Table of contents

Feature upgrade

Overview of feature upgrade process and related issues in Ethereum and Ethereum Classic.

Feature upgrades in Ethereum and Ethereum Classic are usually conducted through hard fork.

Hard fork

Hard fork feature upgrade process requires all participating nodes to be updated. This certainly requires a lot of coordination. As a result, client implementors regularly gathers together and decide on the next hard fork. A regular hard fork process contains the following steps:

  • Writers propose specifications to be included in a hard fork. Developers review those specifications and give feedbacks.

  • Developers vet on specifications to be included. Then, everyone agrees on an accepted list.

  • Developers go on to implement those new features in clients. In the mean time, testing starts.

  • Developers decide on a testnet hard fork block number.

  • If the testnet hard fork goes well, developers decide on a mainnet hard fork block number.

  • Finally, announce and ask miners, exchanges and users to upgrade.

Ethereum is currently adopting a new EIP-centric hard fork process.

Surprisingly, in Ethereum, a hard fork is usually decided on a date, then predice a block number, which then gets written into clients. This has created complications because block time varies, and thus it makes the block number hard to predict. A proposal to fix this is to use block’s timestamp as the factor for hard fork. However, the proposal received push-back from core developers, citing it may be over-engineering, and block timestamp might be gamed by miners.

For controversial features, the hard fork process had used signaling.

Soft fork

Soft fork is a feature upgrade process that does not require all nodes to be updated. This is done by making upgraded nodes execute on a more restrictive set of state transition function than non-upgraded nodes. As long as the upgraded nodes are the majority, new applied restrictions will be followed.

Soft fork usually must require signaling. We need majority of upgraded nodes before the soft fork features are applied, in order to ensure non-upgraded nodes follow the same chain head. What’s more, due to the turing-complete nature of EVM, many restrictions related to state (for example, blacklisting accounts) cannot be implemented as soft forks. Otherwise, denial of service attacks will be possible.

Signaling

Signaling allows everyone who participate in the coin to vote on whether a particular feature upgrade should happen.

Carbon voting process

Carbon vote allows coin holders to signal their preferences. One coin, one vote. Non-enforced carbon vote had happened in the past. The first notable event was the DAO hack. Coin holders used carbon vote to signal whether they support an irregular state transition from the hackers. The second notable one was the Parity multi-sig hack. Coin holders again used carbon vote to signal whether they support unfreeze the affected contracts.

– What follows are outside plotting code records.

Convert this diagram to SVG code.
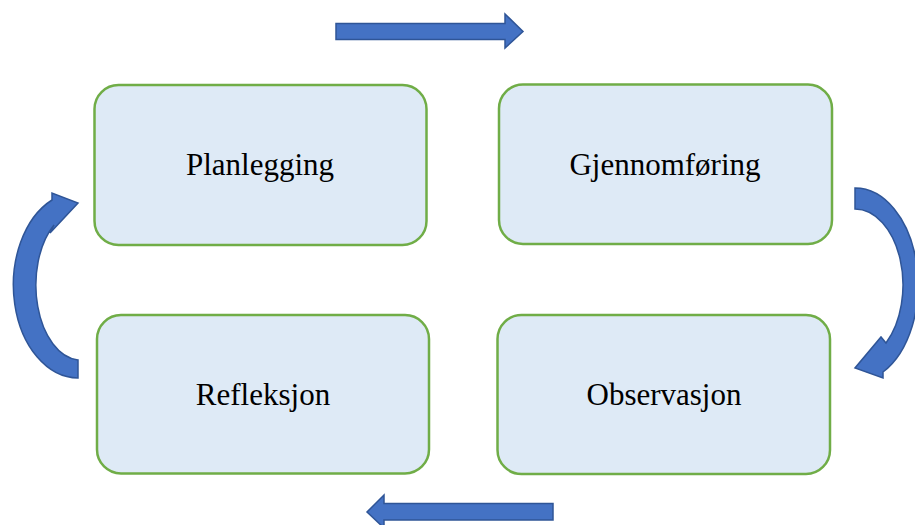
<svg xmlns="http://www.w3.org/2000/svg" width="915" height="525" viewBox="0 0 915 525">
<style>
.box{fill:#DEEAF6;stroke:#70AD47;stroke-width:2.5}
.lbl{font-family:"Liberation Serif","Times New Roman",serif;font-size:31px;fill:#000;text-anchor:middle}
.arr{fill:#4472C4;stroke:#2F5597;stroke-width:1.5;stroke-linejoin:miter}
</style>
<rect width="915" height="525" fill="#fff"/>
<g id="planlegging">
<rect class="box" x="94.5" y="85" width="332" height="160" rx="24"/>
<text class="lbl" x="260" y="175">Planlegging</text>
</g>
<g id="gjennomforing">
<rect class="box" x="499" y="84.5" width="333" height="159.5" rx="24"/>
<text class="lbl" x="665" y="175">Gjennomføring</text>
</g>
<g id="refleksjon">
<rect class="box" x="97" y="315" width="332" height="158.5" rx="24"/>
<text class="lbl" x="263" y="405">Refleksjon</text>
</g>
<g id="observasjon">
<rect class="box" x="497.5" y="315" width="332.5" height="159" rx="24"/>
<text class="lbl" x="664" y="405">Observasjon</text>
</g>
<g id="connectors">
<path class="arr" d="M336,23.5 L505,23.5 L505,14 L523,31.5 L505,48 L505,39.5 L336,39.5 Z"/>
<path class="arr" d="M553,503.5 L384,503.5 L384,495 L367,512 L384,528 L384,520 L553,520 Z"/>
<path class="arr" d="M78,378 A65,93 0 0 1 52,200 L52,193 L78,203 L50,233 L54,225 A45,75 0 0 0 78,360 Z"/>
<path class="arr" d="M855,188 A63,97 0 0 1 883,372 L883,378 L855,368 L881,337 L886,343 A48,76 0 0 0 855,209 Z"/>
</g>
</svg>
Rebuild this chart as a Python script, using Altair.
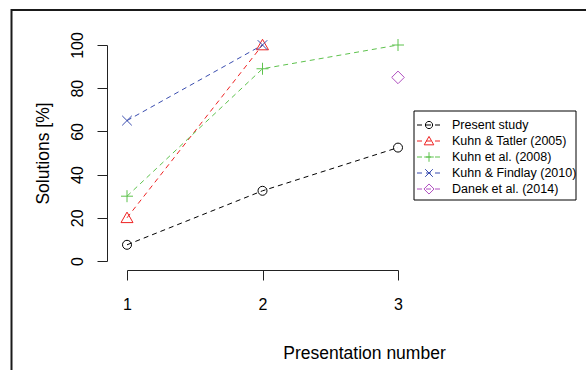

Specifications for enforced carbon vote proposals have also been writte, such as 28-CARBONVOTE.

Miner voting process

Proposals: 27-MINERVOTE

Miner vote allows miners to use their mining power to signal their preferences. One hash, one vote.

A block has an extra data field, which allows miners to insert anything they want, in a limited length. This is usually how most miner vote process happens.

Informal miner vote just requires miners to configure their software so that the extra data is written in a particular pattern, for example, with a prefix or postfix, and then manually count them. This happened in Ethereum with the ProgPoW signaling.

Formal miner vote takes the voting process more seriously, and optionally bind it to an actual upgrade process. Once enough miners signal support, an upgrade will happen automatically. Those are processes such as 27-MINERVOTE.

Generalized voting process

Proposals: 36-STATEVOTE

Because Ethereum support turing-complete smart contracts, carbon and miner voting process can be generalized and unified. A proposal, 36-STATEVOTE, is designed for this. With minimal performance and backward compatibility overhead, any type of voting, be it carbon vote, miner vote, or a DAO style vote, can be applied with this framework.